If asked to think about Bruce Springsteen, it’s likely you’d conjure that iconic image of him in his white t-shirt, blue jeans with a red baseball cap in tucked in the back pocket, standing in front of the American flag—this image is synonymous with his Born in the U.S.A album and tour and conjured repeatedly through Springsteen’s 40 years of performing since the album was released. That’s how big the album was.
Born in the U.S.A. was Bruce Springsteen’s seventh studio album, released in 1984. Among the seven U.S. top ten singles on the album were “Dancing in the Dark, “I'm on Fire,” and the anthemic title track. Thirty million copies of the album have been sold.
Music critic and writer Steven Hyden remembered first hearing the album when he was just six years old. In his new book, There Was Nothing You Could Do: Bruce Springsteen’s “Born in the U.S.A.” and the End of the Heartland, Steven describes the first time he held the album in his hands and asked his dad to play it in the car’s cassette player:
“There is silence for exactly nine seconds. Finally, I hear a solitary piano chord followed immediately by the loudest music BOOM! ever to hit my young ears. … Then a synthesizer enters, playing a recurring riff that sends little lightning bolts ricocheting up and down my arms. It’s a sound that signals the arrival of something momentous and larger than life. A fanfare.”
Steven Hyden is a music critic and writer, living in Minnesota. He’s written several books on music criticism, as well as articles for The New York Times, The Washington Post, Billboard, Rolling Stone, Slate, and Salon. He is currently the cultural critic at Uproxx.

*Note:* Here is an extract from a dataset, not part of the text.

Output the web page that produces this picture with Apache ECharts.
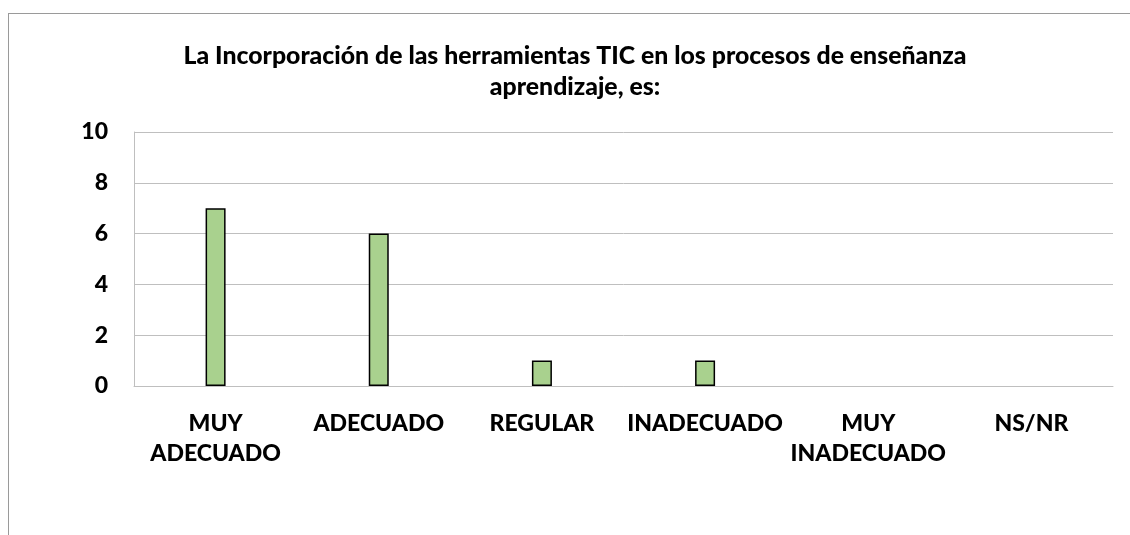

In a recent What We’re Reading interview, Steven talked about his new book, and why he wanted to explore Bruce Springsteen’s iconic album and how it marked a changing tide in America.
Steven described Bruce Springsteen’s efforts to connect with a mass audience and to impact culture much like Elvis, or Bob Dylan, or the Beatles. He made Born in the U.S.A. in such a way to achieve that. But, Steven noted, “when you achieve that level of success, you lose control over how you are perceived or how your music is.”
Case in point, the title track song “Born in the U.S.A.” Steven explained that Springsteen wrote the song to be critical of how America treated its veterans coming home from Vietnam, and how the country falls short of the ideals we all think it represents.
“And then the song goes out into the world and people interpret it as this sort of simple, patriotic song-- basically the opposite of what he intended,” said Steven.
Not having control over how fans interpret one’s work is something any celebrity must deal with when their popularity skyrockets, like Springsteen’s did after Born in the U.S.A. came out. “That was the record that made him the type of person where even if you didn't like Bruce Springsteen's music, you knew who he was. You recognized his name and he's basically had that level of celebrity ever since,” explained Steven.
Most of the songs on Born in the U.S.A. deal with darker topics, despite their upbeat sound, a songwriting device musicians use as a “Trojan horse.”
Steven explained, “It makes the songs richer in a lot of ways--you have this kind of catchy, anthemic music, and then you have lyrics that kind of go a little bit deeper… I think there is a Trojan horse aspect to it where if you want to sneak in more serious or profound ideas, a really good way to do that is to have music that people like and they want to hear, and that is going to get on the radio. If you have downbeat, sad, sort of anti-commercial music, it's less likely people are ever going to hear what your song is.”
While Born in the U.S.A was highly successful and made him a superstar, Steven speculated that Springsteen didn’t want to continue making this kind of album. He explained, “Even now, Bruce seems to have some ambivalence about Born in the U.S.A. The fact that it was such a pop success--on one hand, it was something that he aspired to, but on the other hand, it made him uncomfortable in a lot of ways.”
Steven noted that Springsteen was working on his 1982 simpler, more subdued, but critically acclaimed album Nebraska at the same time he was also working on Born in the U.S.A. The two albums are drastically different from each other and this was another reason why Steven wanted to write his book.
“He wrote all these songs on his own. And he played it into a tape recorder. And that became Nebraska. But he was also in the studio with the E Street Band just recording pretty impromptu these big sounding rock songs. It was like 2 parts of his brain working at the same time,” Steven explained.
As a music critic, Steven says his job isn’t to tell people what to think about a record. Rather, he hopes There Was Nothing You Could Do gives readers a new perspective on the Born in the U.S.A album, Bruce Springsteen, and the era.
He said, “I guess my hope would be that you can read the book and it'll be like another door that you can open into this album that you didn't already have, and it can allow you to hear this record and enjoy it, maybe in a different kind of way than you did before.”
For himself, the book was a way to re-examine the album that has profoundly shaped his life. In the preface he refers to Born in the U.S.A. as “my personal ‘big bang’ moment.”
“Springsteen influenced my worldview in ways that I didn't quite appreciate until I was writing this book and thinking about it a lot,” said Steven.